STATED EXERCISE | Across all the lines below, how many contain the string "chart"? Please reply with the number only.
::: EXTRACTED MATERIAL :::
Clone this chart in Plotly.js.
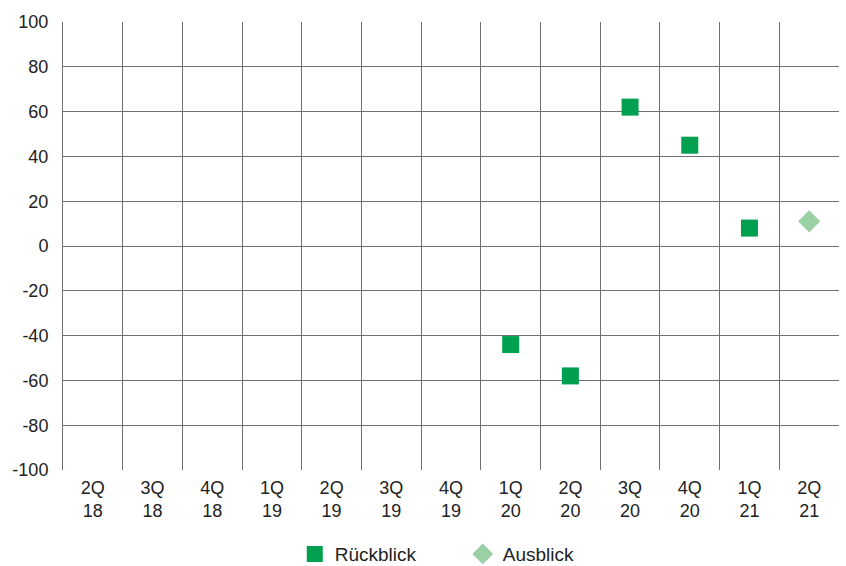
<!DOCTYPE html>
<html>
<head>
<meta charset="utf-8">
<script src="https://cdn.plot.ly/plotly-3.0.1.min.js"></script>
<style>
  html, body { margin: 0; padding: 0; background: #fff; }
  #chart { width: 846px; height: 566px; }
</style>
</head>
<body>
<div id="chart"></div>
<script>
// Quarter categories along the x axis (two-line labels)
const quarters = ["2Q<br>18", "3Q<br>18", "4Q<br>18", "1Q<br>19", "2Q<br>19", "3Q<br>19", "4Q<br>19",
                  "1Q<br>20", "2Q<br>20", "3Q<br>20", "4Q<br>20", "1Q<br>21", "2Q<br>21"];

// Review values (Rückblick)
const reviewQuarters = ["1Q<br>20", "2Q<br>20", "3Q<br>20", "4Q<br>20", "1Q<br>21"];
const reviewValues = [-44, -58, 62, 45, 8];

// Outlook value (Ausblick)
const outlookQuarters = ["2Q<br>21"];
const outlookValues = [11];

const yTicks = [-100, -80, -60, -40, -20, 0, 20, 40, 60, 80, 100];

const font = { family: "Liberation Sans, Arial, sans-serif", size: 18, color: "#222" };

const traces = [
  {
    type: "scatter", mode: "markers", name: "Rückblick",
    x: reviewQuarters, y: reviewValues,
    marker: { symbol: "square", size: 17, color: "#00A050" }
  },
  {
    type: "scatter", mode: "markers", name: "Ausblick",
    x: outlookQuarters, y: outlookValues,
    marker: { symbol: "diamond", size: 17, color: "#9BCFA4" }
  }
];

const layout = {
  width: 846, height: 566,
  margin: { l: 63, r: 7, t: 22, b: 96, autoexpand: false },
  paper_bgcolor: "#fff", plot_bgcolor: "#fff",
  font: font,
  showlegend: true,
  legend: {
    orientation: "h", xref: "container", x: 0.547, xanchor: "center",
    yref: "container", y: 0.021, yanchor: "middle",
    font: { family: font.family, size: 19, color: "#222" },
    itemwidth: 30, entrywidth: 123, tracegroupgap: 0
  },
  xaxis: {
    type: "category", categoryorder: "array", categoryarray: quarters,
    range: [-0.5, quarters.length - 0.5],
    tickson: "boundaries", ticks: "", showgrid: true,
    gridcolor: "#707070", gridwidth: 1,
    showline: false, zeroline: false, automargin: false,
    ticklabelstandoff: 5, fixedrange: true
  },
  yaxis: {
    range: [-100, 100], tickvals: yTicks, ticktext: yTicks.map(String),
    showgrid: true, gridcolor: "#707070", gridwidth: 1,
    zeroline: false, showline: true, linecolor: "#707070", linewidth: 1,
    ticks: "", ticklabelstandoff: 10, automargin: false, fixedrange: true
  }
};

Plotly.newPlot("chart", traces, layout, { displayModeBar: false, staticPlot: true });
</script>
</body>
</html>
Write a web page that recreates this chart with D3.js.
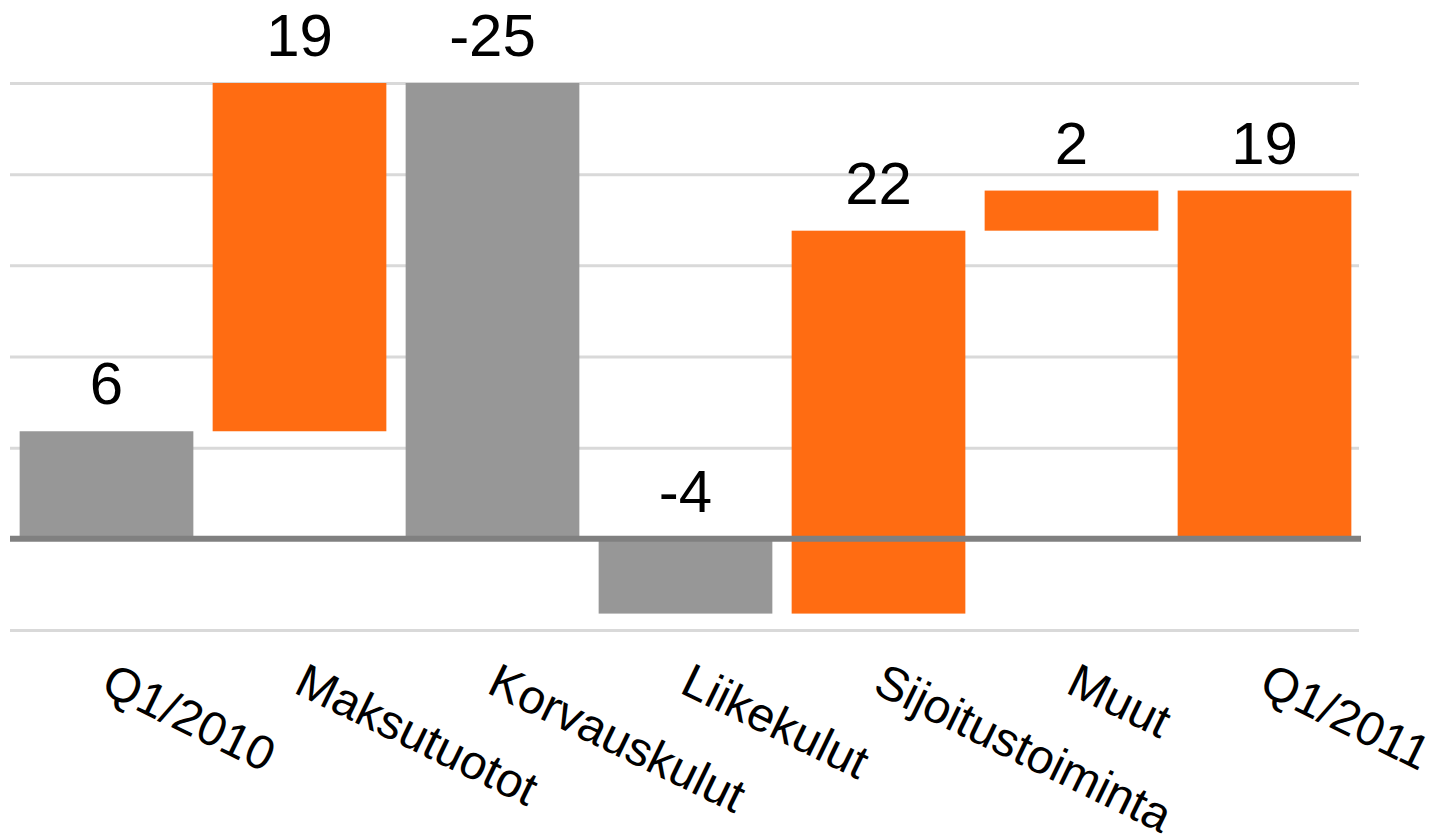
:::
EXERCISE ANSWER | 5